Monday, October 10, 2005

Reconsideration of the application of curve segmentation aglorithm in our approach

The curve segmentation algorithm is usually used to approximate a curve in multi-dimension space with a series of lines, including straight lines and arcs. In such a space, the different dimensions are mostly equal in the geometric properties. For example, you can use the same 'ruler' to measure the distance among any two points in this kind of space.
In our project, we exploit the curve segmentation to assist the topic segmentation. We map all entries into an one-dimensional space, and plot them in a two-dimensional plane. However, in the two-dimensional plan we used, each dimension has different meaning. X is for the sequence number of entries and Y for estimated content value. So we must provide a justification of the application of the curve segmentation algorithm to our project.
In fact, when exploiting the curve segmentation algorithm in our project, what I did is just to normalize each dimension into a range [0, 1]. The problem is whether we could directly use the result without any processing. It is really a question!

A new way to find the boundaris among topic segments

When I used the new algorithm (including curve segments combination and topic segments identification) to make experiments on the same dataset, I found that it is almost impossible to find some cases related to the 'interruptted' patterns. In the morning, I started to try larger thresholds. It still doesn't work. However, I met with a very different situation from the previous. Suddenly, I had a new idea to decide the boundaries among topic segments.

When I used a small threshold value for the 'dominated/dominant' pattern, the patterns of results construct an irregular sequence, that is, the 'dominated/dominant' patterns and the 'drifting' patterns interleave in a random manner. If I followed my previous scheme to get the boundaries in the squence, I have to analyze each segment one by one. But when I increased the value of threshold, some interesting changes happen. Some 'dominant/dominated' patterns come out in a consecutive way, that means, they could be combined together. According to the plot for all entries, it looks impossible or meaningless to be classified them to be 'dominated/dominant' patterns, whick LOOK obviously kind of 'drifting' pattern. But the result is so regular that it could produce much better boundaries if we combine the consecutive segments together. It is time to split the pattern analysis and the plot, although not so completely.

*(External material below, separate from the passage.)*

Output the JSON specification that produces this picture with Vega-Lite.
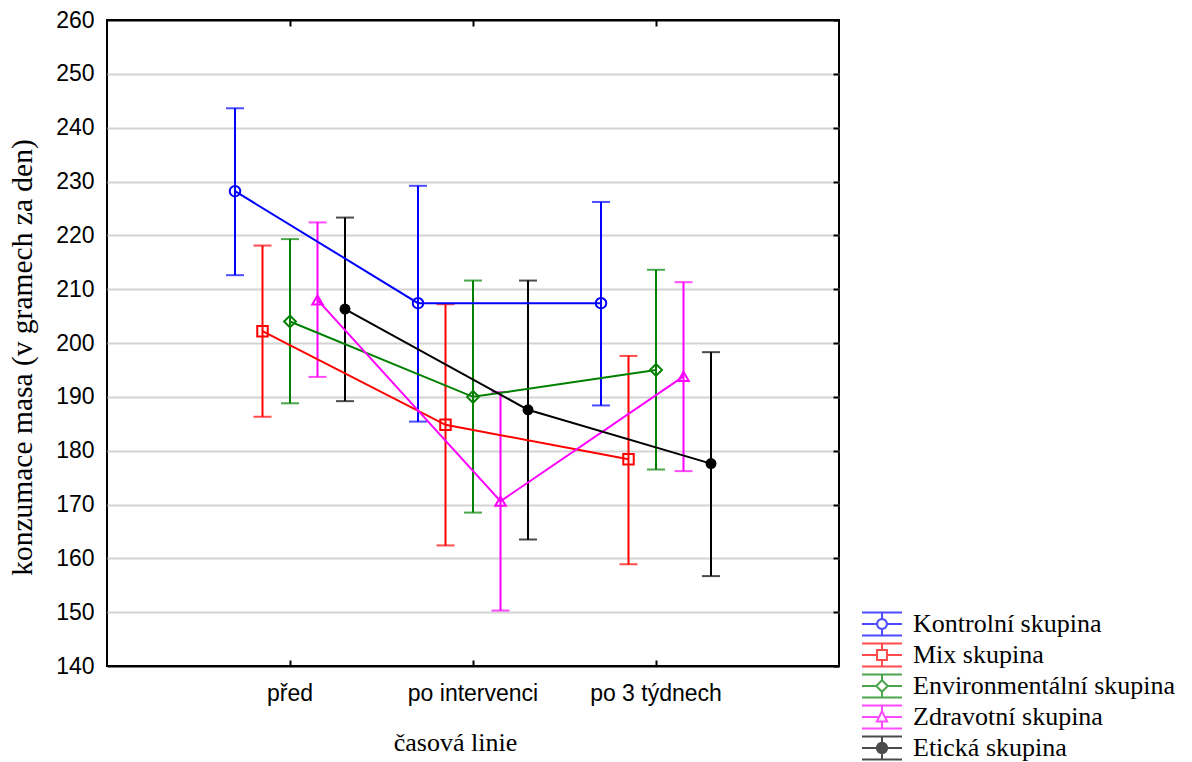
{
  "$schema": "https://vega.github.io/schema/vega-lite/v6.json",
  "autosize": {"type": "none"},
  "padding": {"left": 107, "top": 20, "right": 353, "bottom": 96},
  "width": 732,
  "height": 646,
  "background": "white",
  "config": {
    "view": {"stroke": "black", "strokeWidth": 2},
    "range": {
      "category": ["#0000ff", "#ff0000", "#008000", "#ff00ff", "#000000"],
      "symbol": [
        "M-1.74,-1L1.74,-1M-1.74,0L-0.43,0M0.43,0L1.74,0M-1.74,1L1.74,1M0,-1L0,-0.43M0,0.43L0,1M0.43,0L0.397,0.165L0.304,0.304L0.165,0.397L0,0.43L-0.165,0.397L-0.304,0.304L-0.397,0.165L-0.43,0L-0.397,-0.165L-0.304,-0.304L-0.165,-0.397L0,-0.43L0.165,-0.397L0.304,-0.304L0.397,-0.165Z",
        "M-1.74,-1L1.74,-1M-1.74,0L-0.43,0M0.43,0L1.74,0M-1.74,1L1.74,1M0,-1L0,-0.43M0,0.43L0,1M-0.43,-0.43L0.43,-0.43L0.43,0.43L-0.43,0.43Z",
        "M-1.74,-1L1.74,-1M-1.74,0L-0.5,0M0.5,0L1.74,0M-1.74,1L1.74,1M0,-1L0,-0.5M0,0.5L0,1M0,-0.5L0.5,0L0,0.5L-0.5,0Z",
        "M-1.74,-1L1.74,-1M-1.74,0L-0.3,0M0.3,0L1.74,0M-1.74,1L1.74,1M0,-1L0,-0.5M0,0.4L0,1M0,-0.5L0.45,0.4L-0.45,0.4Z",
        "M-1.74,-1L1.74,-1M-1.74,0L1.74,0M-1.74,1L1.74,1M0,-1L0,1M0.45,0L0.416,0.172L0.318,0.318L0.172,0.416L0,0.45L-0.172,0.416L-0.318,0.318L-0.416,0.172L-0.45,0L-0.416,-0.172L-0.318,-0.318L-0.172,-0.416L0,-0.45L0.172,-0.416L0.318,-0.318L0.416,-0.172ZM0.33,0L0.233,0.233L0,0.33L-0.233,0.233L-0.33,0L-0.233,-0.233L0,-0.33L0.233,-0.233ZM0.21,0L0.148,0.148L0,0.21L-0.148,0.148L-0.21,0L-0.148,-0.148L0,-0.21L0.148,-0.148ZM0.09,0L0.064,0.064L0,0.09L-0.064,0.064L-0.09,0L-0.064,-0.064L0,-0.09L0.064,-0.064Z"
      ]
    },
    "axis": {
      "labelFont": "Liberation Sans",
      "labelFontSize": 23,
      "labelColor": "black",
      "titleFont": "Liberation Serif",
      "titleFontWeight": "normal",
      "titleColor": "black",
      "gridColor": "#d3d3d3",
      "gridWidth": 2,
      "domain": false,
      "tickColor": "black",
      "tickWidth": 2
    }
  },
  "data": {
    "values": [
      {"skupina": "Kontrolní skupina", "cas": "před", "mean": 228.2, "lower": 212.6, "upper": 243.6},
      {"skupina": "Kontrolní skupina", "cas": "po intervenci", "mean": 207.4, "lower": 185.4, "upper": 229.2},
      {"skupina": "Kontrolní skupina", "cas": "po 3 týdnech", "mean": 207.4, "lower": 188.4, "upper": 226.2},
      {"skupina": "Mix skupina", "cas": "před", "mean": 202.2, "lower": 186.3, "upper": 218.1},
      {"skupina": "Mix skupina", "cas": "po intervenci", "mean": 184.8, "lower": 162.4, "upper": 207.2},
      {"skupina": "Mix skupina", "cas": "po 3 týdnech", "mean": 178.4, "lower": 158.9, "upper": 197.6},
      {"skupina": "Environmentální skupina", "cas": "před", "mean": 204.0, "lower": 188.8, "upper": 219.3},
      {"skupina": "Environmentální skupina", "cas": "po intervenci", "mean": 190.0, "lower": 168.5, "upper": 211.6},
      {"skupina": "Environmentální skupina", "cas": "po 3 týdnech", "mean": 195.0, "lower": 176.5, "upper": 213.6},
      {"skupina": "Zdravotní skupina", "cas": "před", "mean": 208.0, "lower": 193.7, "upper": 222.4},
      {"skupina": "Zdravotní skupina", "cas": "po intervenci", "mean": 170.6, "lower": 150.3, "upper": 190.9},
      {"skupina": "Zdravotní skupina", "cas": "po 3 týdnech", "mean": 193.8, "lower": 176.2, "upper": 211.3},
      {"skupina": "Etická skupina", "cas": "před", "mean": 206.3, "lower": 189.2, "upper": 223.3},
      {"skupina": "Etická skupina", "cas": "po intervenci", "mean": 187.6, "lower": 163.5, "upper": 211.6},
      {"skupina": "Etická skupina", "cas": "po 3 týdnech", "mean": 177.6, "lower": 156.7, "upper": 198.3}
    ]
  },
  "layer": [
    {
      "mark": {"type": "rule", "strokeWidth": 2},
      "encoding": {
        "x": {
          "field": "cas", "type": "nominal",
          "sort": ["před", "po intervenci", "po 3 týdnech"],
          "scale": {"paddingInner": 0, "paddingOuter": 0.5},
          "title": "časová linie",
          "axis": {
            "labelAngle": 0, "ticks": true, "tickSize": -6, "labelPadding": 22, "bandPosition": 0.5,
            "titleFontSize": 26, "titleX": 348, "titleY": 76, "titleBaseline": "middle"
          }
        },
        "xOffset": {
          "field": "skupina", "type": "nominal",
          "sort": ["Kontrolní skupina", "Mix skupina", "Environmentální skupina", "Zdravotní skupina", "Etická skupina"],
          "scale": {"paddingInner": 0, "paddingOuter": 0.827}
        },
        "color": {
          "field": "skupina", "type": "nominal",
          "scale": {
            "domain": ["Kontrolní skupina", "Mix skupina", "Environmentální skupina", "Zdravotní skupina", "Etická skupina"],
            "range": ["#0000ff", "#ff0000", "#008000", "#ff00ff", "#000000"]
          },
          "legend": null
        },
        "y": {
          "field": "lower", "type": "quantitative",
          "title": "konzumace masa (v gramech za den)",
          "scale": {"domain": [140, 260], "nice": false, "zero": false},
          "axis": {
            "values": [140, 150, 160, 170, 180, 190, 200, 210, 220, 230, 240, 250, 260],
            "ticks": false, "labelPadding": 13,
            "titleFontSize": 29.5, "titleX": -85, "titleY": 337, "titleBaseline": "middle",
            "gridColor": {"condition": {"test": "datum.value === 140 || datum.value === 260", "value": "black"}, "value": "#d3d3d3"}
          }
        },
        "y2": {"field": "upper"}
      }
    },
    {
      "mark": {"type": "tick", "orient": "horizontal", "size": 18, "thickness": 2},
      "encoding": {
        "x": {"field": "cas", "type": "nominal", "sort": ["před", "po intervenci", "po 3 týdnech"], "axis": null},
        "xOffset": {"field": "skupina", "type": "nominal", "sort": ["Kontrolní skupina", "Mix skupina", "Environmentální skupina", "Zdravotní skupina", "Etická skupina"]},
        "color": {"field": "skupina", "type": "nominal", "legend": null},
        "y": {"field": "upper", "type": "quantitative", "axis": null}
      }
    },
    {
      "mark": {"type": "tick", "orient": "horizontal", "size": 18, "thickness": 2},
      "encoding": {
        "x": {"field": "cas", "type": "nominal", "sort": ["před", "po intervenci", "po 3 týdnech"], "axis": null},
        "xOffset": {"field": "skupina", "type": "nominal", "sort": ["Kontrolní skupina", "Mix skupina", "Environmentální skupina", "Zdravotní skupina", "Etická skupina"]},
        "color": {"field": "skupina", "type": "nominal", "legend": null},
        "y": {"field": "lower", "type": "quantitative", "axis": null}
      }
    },
    {
      "mark": {"type": "line", "strokeWidth": 2},
      "encoding": {
        "x": {"field": "cas", "type": "nominal", "sort": ["před", "po intervenci", "po 3 týdnech"], "axis": null},
        "xOffset": {"field": "skupina", "type": "nominal", "sort": ["Kontrolní skupina", "Mix skupina", "Environmentální skupina", "Zdravotní skupina", "Etická skupina"]},
        "color": {"field": "skupina", "type": "nominal", "legend": null},
        "y": {"field": "mean", "type": "quantitative", "axis": null}
      }
    },
    {
      "transform": [{"filter": "datum.skupina === 'Kontrolní skupina'"}],
      "mark": {"type": "point", "shape": "circle", "size": 110, "strokeWidth": 2, "filled": false, "opacity": 1},
      "encoding": {
        "x": {"field": "cas", "type": "nominal", "sort": ["před", "po intervenci", "po 3 týdnech"], "axis": null},
        "xOffset": {"field": "skupina", "type": "nominal", "sort": ["Kontrolní skupina", "Mix skupina", "Environmentální skupina", "Zdravotní skupina", "Etická skupina"]},
        "color": {"field": "skupina", "type": "nominal", "legend": null},
        "y": {"field": "mean", "type": "quantitative", "axis": null}
      }
    },
    {
      "transform": [{"filter": "datum.skupina === 'Mix skupina'"}],
      "mark": {"type": "point", "shape": "square", "size": 110, "strokeWidth": 2, "filled": false, "opacity": 1},
      "encoding": {
        "x": {"field": "cas", "type": "nominal", "sort": ["před", "po intervenci", "po 3 týdnech"], "axis": null},
        "xOffset": {"field": "skupina", "type": "nominal", "sort": ["Kontrolní skupina", "Mix skupina", "Environmentální skupina", "Zdravotní skupina", "Etická skupina"]},
        "color": {"field": "skupina", "type": "nominal", "legend": null},
        "y": {"field": "mean", "type": "quantitative", "axis": null}
      }
    },
    {
      "transform": [{"filter": "datum.skupina === 'Environmentální skupina'"}],
      "mark": {"type": "point", "shape": "diamond", "size": 140, "strokeWidth": 2, "filled": false, "opacity": 1},
      "encoding": {
        "x": {"field": "cas", "type": "nominal", "sort": ["před", "po intervenci", "po 3 týdnech"], "axis": null},
        "xOffset": {"field": "skupina", "type": "nominal", "sort": ["Kontrolní skupina", "Mix skupina", "Environmentální skupina", "Zdravotní skupina", "Etická skupina"]},
        "color": {"field": "skupina", "type": "nominal", "legend": null},
        "y": {"field": "mean", "type": "quantitative", "axis": null}
      }
    },
    {
      "transform": [{"filter": "datum.skupina === 'Zdravotní skupina'"}],
      "mark": {"type": "point", "shape": "triangle-up", "size": 110, "strokeWidth": 2, "filled": false, "opacity": 1},
      "encoding": {
        "x": {"field": "cas", "type": "nominal", "sort": ["před", "po intervenci", "po 3 týdnech"], "axis": null},
        "xOffset": {"field": "skupina", "type": "nominal", "sort": ["Kontrolní skupina", "Mix skupina", "Environmentální skupina", "Zdravotní skupina", "Etická skupina"]},
        "color": {"field": "skupina", "type": "nominal", "legend": null},
        "y": {"field": "mean", "type": "quantitative", "axis": null}
      }
    },
    {
      "transform": [{"filter": "datum.skupina === 'Etická skupina'"}],
      "mark": {"type": "point", "shape": "circle", "size": 120, "strokeWidth": 1, "filled": true, "opacity": 1},
      "encoding": {
        "x": {"field": "cas", "type": "nominal", "sort": ["před", "po intervenci", "po 3 týdnech"], "axis": null},
        "xOffset": {"field": "skupina", "type": "nominal", "sort": ["Kontrolní skupina", "Mix skupina", "Environmentální skupina", "Zdravotní skupina", "Etická skupina"]},
        "color": {"field": "skupina", "type": "nominal", "legend": null},
        "y": {"field": "mean", "type": "quantitative", "axis": null}
      }
    },
    {
      "mark": {"type": "point", "filled": false, "size": 0},
      "encoding": {
        "x": {
          "field": "cas", "type": "nominal",
          "sort": ["před", "po intervenci", "po 3 týdnech"],
          "axis": {"orient": "top", "labels": false, "grid": false, "domain": false, "ticks": true, "tickSize": -6, "title": null}
        },
        "y": {
          "field": "mean", "type": "quantitative",
          "axis": {"orient": "right", "labels": false, "grid": false, "domain": false, "ticks": true, "tickSize": -6, "tickCount": 12, "title": null}
        },
        "stroke": {
          "field": "skupina", "type": "nominal",
          "sort": null,
          "legend": {
            "orient": "none", "legendX": 762, "legendY": 591, "title": null, "padding": 0,
            "symbolSize": 529, "symbolStrokeWidth": 2,
            "labelFont": "Liberation Serif", "labelFontSize": 26, "labelColor": "black", "labelOffset": 18,
            "rowPadding": -1, "labelLimit": 400
          }
        },
        "shape": {
          "field": "skupina", "type": "nominal",
          "sort": null,
          "legend": {
            "orient": "none", "legendX": 762, "legendY": 591, "title": null, "padding": 0,
            "symbolSize": 529, "symbolStrokeWidth": 2,
            "labelFont": "Liberation Serif", "labelFontSize": 26, "labelColor": "black", "labelOffset": 18,
            "rowPadding": -1, "labelLimit": 400
          }
        }
      }
    }
  ],
  "resolve": {"axis": {"x": "independent", "y": "independent"}}
}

If the new approach to decide boundaries are proved useful, we can get at least two benefits. On one hand, the combined 'dominated/dominant' pattern topic segments make it possible to construct a hierarchical structure about the content of entries, although it might not be realistic for the moment. On the other hand, according to current results, the combination of topic segments could make improvement on the segmentation of topic segments. Furturemore, it could identify the main tendency of entries, i.e., the general topic development patterns in the entries.

By the way, this result made me reconsider the role of plots we got from the curve segmentation. We draw the curve in a two-dimensional plane, but the two dimensions are different in terms of scales. The X axis describes the sequence number of entries, which is measured by discreted numbers. Whereas the Y axis records the value of each entry, the value is kind of measure of 'content' in each entry. When we use curve segmentation algorithm to approximate the entries in the plane, we treat the two dimensions equally without considering their difference, but we should do so. :(

Some questions need considering

There days, I am always thinking over some problems in our new paper. There are really some tough questions about that. I must figure out some solutions soon. These questions are as the following.
  1. The reason that we use curve segmentation;
  2. Do we use curve segmentation algorithm in a correct way!?
  3. The relationship of our approach to achieve topic segments especially the topic development patterns from the construction of hierarchical structure of weblog.
  4. A reasonable method to decide the boundaries among segments.
  5. How to select the suitable thresholds for the experiment and why.
  6. In the experiment, a good dataset should be used which is able to cover most possible cases in our approach.